Line by line, repeat the data below exactly, beginning at the first line and ending at the line with "plt.rcParams['font.family'] = ['Lato', 'DejaVu". Omit pictures.

§

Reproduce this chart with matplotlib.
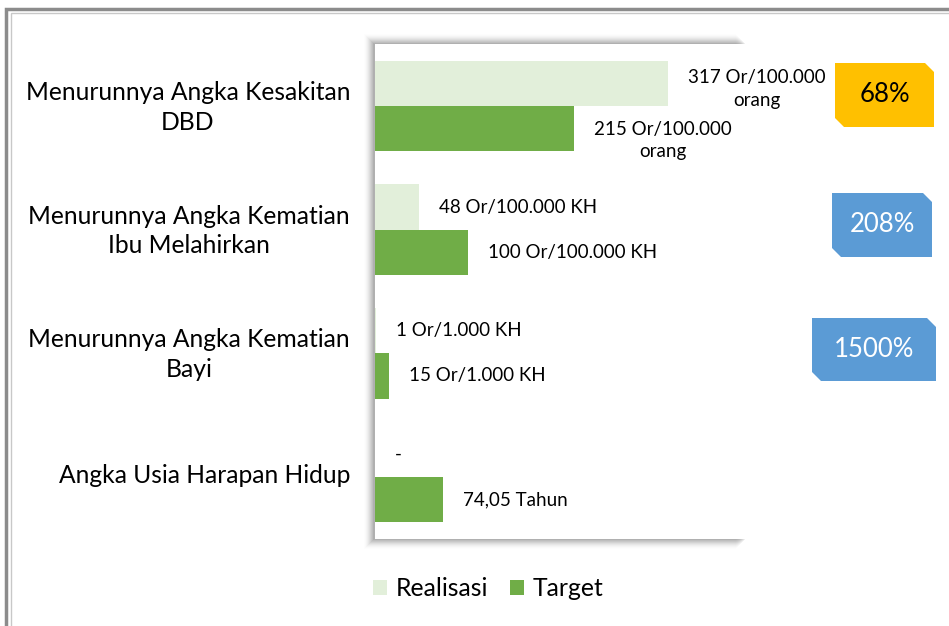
import matplotlib
matplotlib.use("Agg")
import matplotlib.pyplot as plt
import matplotlib.transforms as mtransforms
import numpy as np
from matplotlib.patches import Polygon, Rectangle

plt.rcParams['font.family'] = ['Lato', 'DejaVu Sans']

categories = ['Menurunnya Angka Kesakitan\nDBD',
              'Menurunnya Angka Kematian\nIbu Melahirkan',
              'Menurunnya Angka Kematian\nBayi',
              'Angka Usia Harapan Hidup']
realisasi = [317, 48, 1, 0]
target = [215, 100, 15, 74.05]
realisasi_labels = ['317 Or/100.000\norang', '48 Or/100.000 KH', '1 Or/1.000 KH', '-']
target_labels = ['215 Or/100.000\norang', '100 Or/100.000 KH', '15 Or/1.000 KH', '74,05 Tahun']
badge_colors = ['#FFC000', '#5B9BD5', '#5B9BD5']
badge_text_colors = ['black', 'white', 'white']

W, H = 949, 626
fig = plt.figure(figsize=(W / 100, H / 100), dpi=100)

def px(x, y):
    return x / W, 1 - y / H

# outer frame (right and bottom edges fall outside the picture)
fig.patches.append(Rectangle(px(6, 660), 960 / W, 651 / H, transform=fig.transFigure,
                             fill=False, edgecolor='#8c8c8c', linewidth=2.5))
fig.patches.append(Rectangle(px(11, 660), 960 / W, 647 / H, transform=fig.transFigure,
                             fill=False, edgecolor='#c8c8c8', linewidth=1))

# soft shadow round the plot area
for i in range(10):
    a = 0.06 * (10 - i) / 10
    fig.patches.append(Rectangle(px(374 - i - 1, 540 + i), 372 / W, (497 + 2 * i) / H,
                                 transform=fig.transFigure, facecolor='black',
                                 alpha=a, edgecolor='none', zorder=0))

left, top = px(375, 44)
_, bottom = px(375, 539)
ax = fig.add_axes([left, bottom, 370 / W, top - bottom], zorder=1)
ax.set_facecolor('white')

y = np.arange(len(categories))
h = 0.365
ax.barh(y - h / 2, realisasi, height=h, color='#E2EFDA', label='Realisasi')
ax.barh(y + h / 2, target, height=h, color='#70AD47', label='Target')

for yi, v, lab in zip(y - h / 2, realisasi, realisasi_labels):
    dy = -6 if '\n' in lab else 0
    ax.annotate(lab, (v, yi), xytext=(20, dy), textcoords='offset pixels',
                ha='left', va='center', multialignment='center', fontsize=13.5,
                linespacing=1.4)
for yi, v, lab in zip(y + h / 2, target, target_labels):
    dy = -12 if '\n' in lab else 0
    ax.annotate(lab, (v, yi), xytext=(20, dy), textcoords='offset pixels',
                ha='left', va='center', multialignment='center', fontsize=13.5,
                linespacing=1.4)

ax.set_xlim(0, 400)
ax.set_ylim(len(categories) - 0.5, -0.5)
ax.set_xticks([])
ax.set_yticks(y)
ax.set_yticklabels(categories, fontsize=17.7, multialignment='center', linespacing=1.35)
ax.tick_params(axis='y', length=0, pad=18)
shift = mtransforms.ScaledTranslation(0, 4 / 100, fig.dpi_scale_trans)
for lbl in ax.get_yticklabels():
    lbl.set_transform(lbl.get_transform() + shift)
for s in ax.spines.values():
    s.set_visible(False)

# percentage badges (target / realisasi)
badge_boxes = [(835, 63, 934, 127), (832, 193, 932, 257), (812, 318, 936, 381)]
cut = 9
for (x0, y0, x1, y1), r, t, fc, tc in zip(badge_boxes, realisasi, target,
                                         badge_colors, badge_text_colors):
    pts = [(x0, y0), (x1 - cut, y0), (x1, y0 + cut), (x1, y1),
           (x0 + cut, y1), (x0, y1 - cut)]
    fig.patches.append(Polygon([px(a, b) for a, b in pts], closed=True,
                               transform=fig.transFigure, facecolor=fc,
                               edgecolor='none', zorder=2))
    cx, cy = px((x0 + x1) / 2, (y0 + y1) / 2)
    fig.text(cx, cy, f'{t / r * 100:.0f}%', ha='center', va='center',
             fontsize=18.5, color=tc, zorder=3)

fig.legend(loc='center', bbox_to_anchor=px(488, 589), ncol=2, frameon=False,
           fontsize=17.8, handlelength=0.55, handleheight=0.55, handletextpad=0.35,
           columnspacing=0.9)

fig.savefig('out.png', dpi=100, facecolor='white')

§

### [Response]
Reproduce this chart with matplotlib.
import matplotlib
matplotlib.use("Agg")
import matplotlib.pyplot as plt
import matplotlib.transforms as mtransforms
import numpy as np
from matplotlib.patches import Polygon, Rectangle

plt.rcParams['font.family'] = ['Lato', 'DejaVu Sans']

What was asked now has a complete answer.